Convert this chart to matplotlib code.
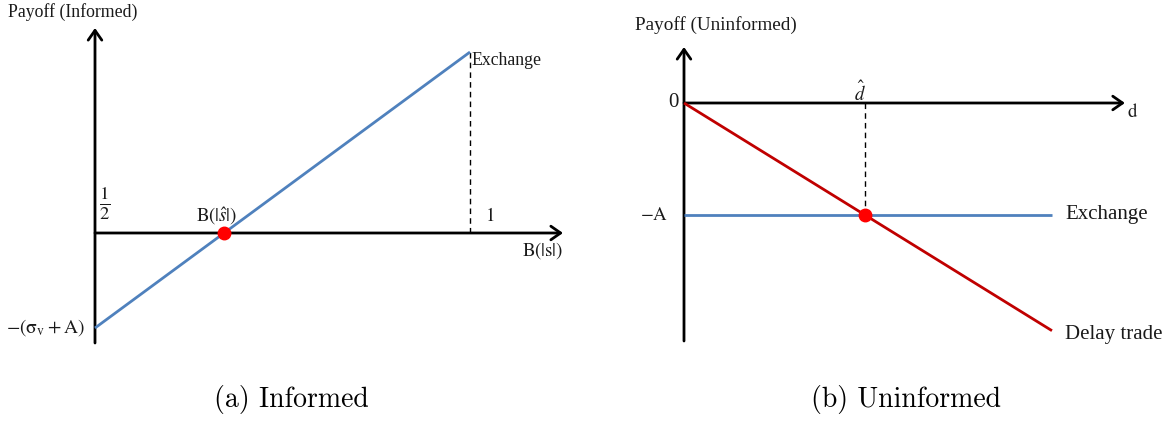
import numpy as np
import matplotlib
matplotlib.use('Agg')
import matplotlib.pyplot as plt

plt.rcParams['mathtext.fontset'] = 'stix'

# Panel (a): informed trader, payoff against B(|s|)
inf_x = [0.0, 1.0]                 # B(|s|) from 1/2 to 1
inf_y = [-1.0, 1.905]              # -(sigma_v + A) up to exchange payoff
inf_cross = inf_x[0] - inf_y[0] * (inf_x[1] - inf_x[0]) / (inf_y[1] - inf_y[0])

# Panel (b): uninformed trader, payoff against delay d
unf_d = [0.0, 2.033]
unf_exchange = [-1.0, -1.0]        # -A
unf_delay = [0.0, -2.033]          # delay trade
d_hat = 1.0

BLUE = '#4f81bd'
RED = '#c00000'
TXT = dict(family='Liberation Serif', fontsize=12.8, color='#1a1a1a')
TXT_B = dict(family='Liberation Serif', fontsize=15, color='#1a1a1a')
MATH = dict(fontsize=13.5, color='#1a1a1a')

fig = plt.figure(figsize=(11.67, 4.21), dpi=100)

# axes spanning each half; limits chosen so the unit scales match the picture
ax1 = fig.add_axes([0, 0, 583 / 1167, 1])
ax1.set_xlim(-95 / 375, 488 / 375)
ax1.set_ylim(-188 / 95, 233 / 95)
ax2 = fig.add_axes([583 / 1167, 0, 584 / 1167, 1])
ax2.set_xlim(-101 / 181, 483 / 181)
ax2.set_ylim(-318 / 112, 103 / 112)
for ax in (ax1, ax2):
    ax.axis('off')

arrow = dict(arrowstyle='->,head_length=0.5,head_width=0.35', lw=2, color='black',
             mutation_scale=14, shrinkA=0, shrinkB=0)

# ---- (a) Informed ----
ax1.annotate('', xy=(0, 2.158), xytext=(0, -1.158), arrowprops=arrow)
ax1.annotate('', xy=(1.248, 0), xytext=(0, 0), arrowprops=arrow)
ax1.plot(inf_x, inf_y, color=BLUE, lw=2, solid_capstyle='butt', zorder=3)
ax1.plot([inf_x[1], inf_x[1]], [0, inf_y[1]], color='black', lw=1, ls=(0, (4, 3)))
ax1.plot([inf_cross], [0], 'o', color='red', ms=9, zorder=4)

ax1.text(-0.232, 2.326, 'Payoff (Informed)', ha='left', va='center', **TXT)
ax1.text(0.026, 0.305, r'$\frac{1}{2}$', ha='center', va='center', fontsize=19,
         color='#1a1a1a')
ax1.text(0.323, 0.18, r'$\mathrm{B}(|\hat{s}|)$', ha='center', va='center', **MATH)
ax1.text(1.053, 0.18, r'$1$', ha='center', va='center', **MATH)
ax1.text(1.192, -0.18, r'$\mathrm{B}(|\mathrm{s}|)$', ha='center', va='center', **MATH)
ax1.text(1.005, 1.82, 'Exchange', ha='left', va='center', **TXT)
ax1.text(-0.027, -0.99, r'$-(\mathrm{\sigma_v} + \mathrm{A})$', ha='right', va='center',
         fontsize=14, color='#1a1a1a')

# ---- (b) Uninformed ----
ax2.annotate('', xy=(0, 0.5), xytext=(0, -2.125), arrowprops=arrow)
ax2.annotate('', xy=(2.436, 0), xytext=(0, 0), arrowprops=arrow)
ax2.plot(unf_d, unf_exchange, color=BLUE, lw=2, solid_capstyle='butt', zorder=3)
ax2.plot(unf_d, unf_delay, color=RED, lw=2, solid_capstyle='butt', zorder=3)
ax2.plot([d_hat, d_hat], [0, unf_exchange[0]], color='black', lw=1, ls=(0, (4, 3)))
ax2.plot([d_hat], [unf_exchange[0]], 'o', color='red', ms=9, zorder=4)

ax2.text(-0.271, 0.696, 'Payoff (Uninformed)', ha='left', va='center',
         family='Liberation Serif', fontsize=13.8, color='#1a1a1a')
ax2.text(-0.06, 0.0, '0', ha='center', va='center', **TXT_B)
ax2.text(0.972, 0.09, r'$\hat{d}$', ha='center', va='center', **MATH)
ax2.text(-0.088, -1.0, r'$-\mathrm{A}$', ha='right', va='center', **MATH)
ax2.text(2.48, -0.08, r'$\mathrm{d}$', ha='center', va='center', **MATH)
ax2.text(2.105, -1.0, 'Exchange', ha='left', va='center', **TXT_B)
ax2.text(2.105, -2.07, 'Delay trade', ha='left', va='center', **TXT_B)

# captions
fig.text(291 / 1167, 1 - 400 / 421, '(a) Informed', ha='center', va='center',
         family='cmr10', fontsize=20)
fig.text(906 / 1167, 1 - 400 / 421, '(b) Uninformed', ha='center', va='center',
         family='cmr10', fontsize=20)

fig.savefig('out.png', dpi=100)
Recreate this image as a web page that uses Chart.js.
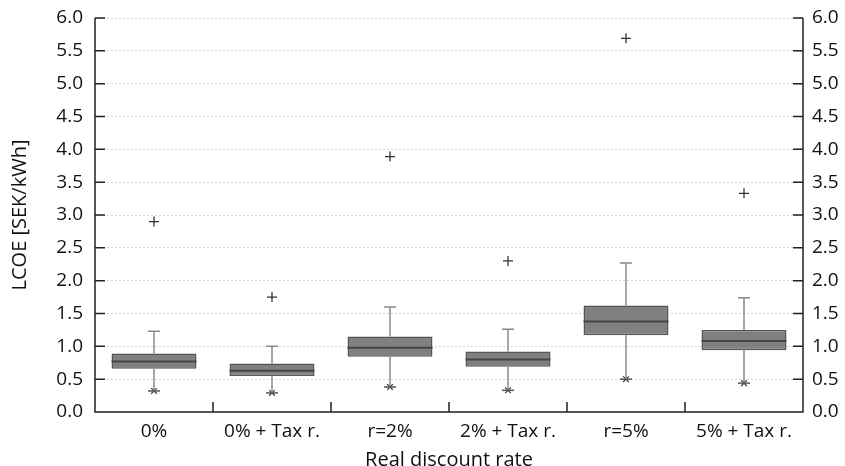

•••••

§ **To do**
In the data above, please extract the lines from the first one through the line with "ax1.plot([inf_cross], [0], 'o', color='red', ms=9, zorder=4)", exactly, and keep pictures out.

§ **Problem solution**
Convert this chart to matplotlib code.
import numpy as np
import matplotlib
matplotlib.use('Agg')
import matplotlib.pyplot as plt

plt.rcParams['mathtext.fontset'] = 'stix'

# Panel (a): informed trader, payoff against B(|s|)
inf_x = [0.0, 1.0]                 # B(|s|) from 1/2 to 1
inf_y = [-1.0, 1.905]              # -(sigma_v + A) up to exchange payoff
inf_cross = inf_x[0] - inf_y[0] * (inf_x[1] - inf_x[0]) / (inf_y[1] - inf_y[0])

# Panel (b): uninformed trader, payoff against delay d
unf_d = [0.0, 2.033]
unf_exchange = [-1.0, -1.0]        # -A
unf_delay = [0.0, -2.033]          # delay trade
d_hat = 1.0

BLUE = '#4f81bd'
RED = '#c00000'
TXT = dict(family='Liberation Serif', fontsize=12.8, color='#1a1a1a')
TXT_B = dict(family='Liberation Serif', fontsize=15, color='#1a1a1a')
MATH = dict(fontsize=13.5, color='#1a1a1a')

fig = plt.figure(figsize=(11.67, 4.21), dpi=100)

# axes spanning each half; limits chosen so the unit scales match the picture
ax1 = fig.add_axes([0, 0, 583 / 1167, 1])
ax1.set_xlim(-95 / 375, 488 / 375)
ax1.set_ylim(-188 / 95, 233 / 95)
ax2 = fig.add_axes([583 / 1167, 0, 584 / 1167, 1])
ax2.set_xlim(-101 / 181, 483 / 181)
ax2.set_ylim(-318 / 112, 103 / 112)
for ax in (ax1, ax2):
    ax.axis('off')

arrow = dict(arrowstyle='->,head_length=0.5,head_width=0.35', lw=2, color='black',
             mutation_scale=14, shrinkA=0, shrinkB=0)

# ---- (a) Informed ----
ax1.annotate('', xy=(0, 2.158), xytext=(0, -1.158), arrowprops=arrow)
ax1.annotate('', xy=(1.248, 0), xytext=(0, 0), arrowprops=arrow)
ax1.plot(inf_x, inf_y, color=BLUE, lw=2, solid_capstyle='butt', zorder=3)
ax1.plot([inf_x[1], inf_x[1]], [0, inf_y[1]], color='black', lw=1, ls=(0, (4, 3)))
ax1.plot([inf_cross], [0], 'o', color='red', ms=9, zorder=4)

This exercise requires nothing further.